Wednesday October 16th, 2013
Posted at 7:42pm
Six additional individuals were recognized as Conservation Champions, as ERCA’s 40th year of conservation draws to a close.
Sarah Rupert, Mark Bartlett, John Staley, Henry Denotter and Ken Schmidt were honored for their contributions. “It is an honour to recognize these individuals for their many and varied contributions towards conservation in the Windsor-Essex region,” stated ERCA’s General Manager Richard Wyma.
Sarah Rupert has been birding her entire life, and continues to be a birding mentor to many others. She was able to evolve her passion for birding and the environment into her career, and has been working at Point Pelee National Park for over fourteen years. She volunteers as the regional editor for Ontario’s Christmas Bird Counts, and is an active member of the Holiday Beach Migration Observatory, volunteering as a hawk counter and aiding with the marketing and communications for the organization. She co-founded the Young Naturalists club in Sarnia, her hometown, and locally, has been a member of the Essex Stewardship network, a key member of and advisor to our regional birding committee, amongst many other volunteer duties.
For over 25 years, Mark Bartlett has worked successfully to make environmental protection a top priority for the Canadian Auto Workers (CAW) union, now known as Unifor; and the broader Canadian Labour movement. He has personally negotiated the distribution and planting of over 90,000 trees. He has represented workers on the Ontario Environment Network, the Canadian Environment Network and the Windsor/Essex County Environment Committee. While studying at the University of Windsor, he helped launch the Green Corridor Project. Mark was instrumental in forming an educational partnership through CAW’s Youth Environment Network which resulted in over 1000 secondary school students experiencing a full day of environmental action in a Conservation Area. His involvement in environmental committees and initiatives around the region are too numerous to fully outline, but a few highlights include his efforts to bring Dr. David Suzuki to Windsor to speak to students in our region, longstanding representation on the Childrens’ Water Festival and Earth Day committees.
An educator for over 40 years, John Staley introduced thousands of young people to the joys of conservation. As the former principal of St. Anne’s secondary school, he helped to initiate the Friends of Pike Creek, a community group dedicated to the cleanup and restoration of the Pike Creek watershed. He has been a longtime member and served as president for many years. He has been a staunch advocate for continued environmental improvements in the Town of Tecumseh. Under John’s leadership, the Friends of Pike Creek received the Provincial Outstanding Achievement Award for Volunteerism as well as the Windsor/Essex Volunteer Award. John has also been a longtime advocate for trails in the area, and a few years ago proposed a path along the banks of Pike Creek that could connect the town’s Fairplay Woods with McAuliffe Woods Conservation Area and continue all the way to Lake St. Clair.

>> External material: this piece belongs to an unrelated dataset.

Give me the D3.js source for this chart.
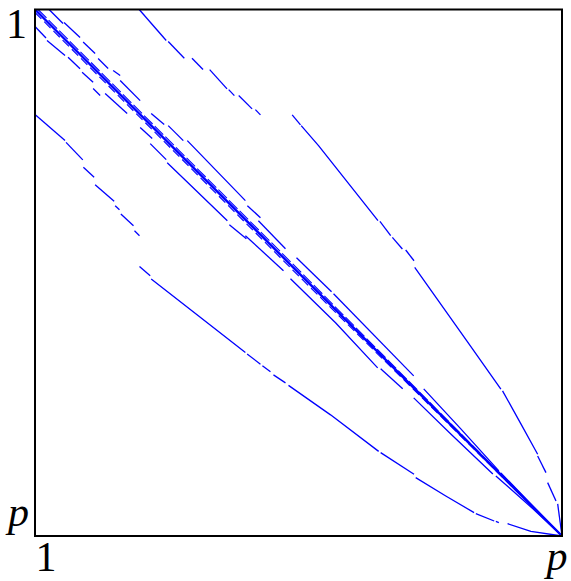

Henry Denotter was an early adopter of Conservation Farming Practices and has worked diligently over the years to ensure that water and wind erosion Best Management Practices have been implemented at their family farm. He has also encouraged other farmers to adopt these practices. In fact, he appeared in an ERCA produced Public Service Announcement encouraging agricultural community to implement these types of practices. He also protects woodlot and wetland habitat pockets on his property, and has been a leader in many agricultural organizations such as the Essex Soil and Crop Improvement Association and Essex Conservation Club. He’s been a participant in and strong proponent of the Canada-Ontario Environmental Farm Plan program. Henry currently is serving as the President of the Ontario Soil & Crop Improvement Association.
For 35 years, Ken Schmidt lived and breathed environmental protection and improvement through his role at the Essex Region Conservation Authority. Over the course of his career, he ensured the protection of thousands of acres of natural habitat and oversaw the planting of 5 million trees. He led the acquisition and development of 100km of trails, and worked to build relationships with senior levels of Government in advancing the collective conservation agenda with federal and provincial governments relative to watersheds and Great Lakes. Ken has been recognized as an ambassador in encouraging bi-national cooperation, sustainable management and environmental restoration of the Detroit River and throughout the Great Lakes on projects such as the Healthy Great Lakes initiative, the Lake Erie Lakewide Management Plan and others.
To date, thirty-one individuals have been recognized as Conservation Champions. Since 1973, the Essex Region Conservation Authority has served as a community-based organization dedicated to protecting, restoring and managing the natural resources of the Essex Region.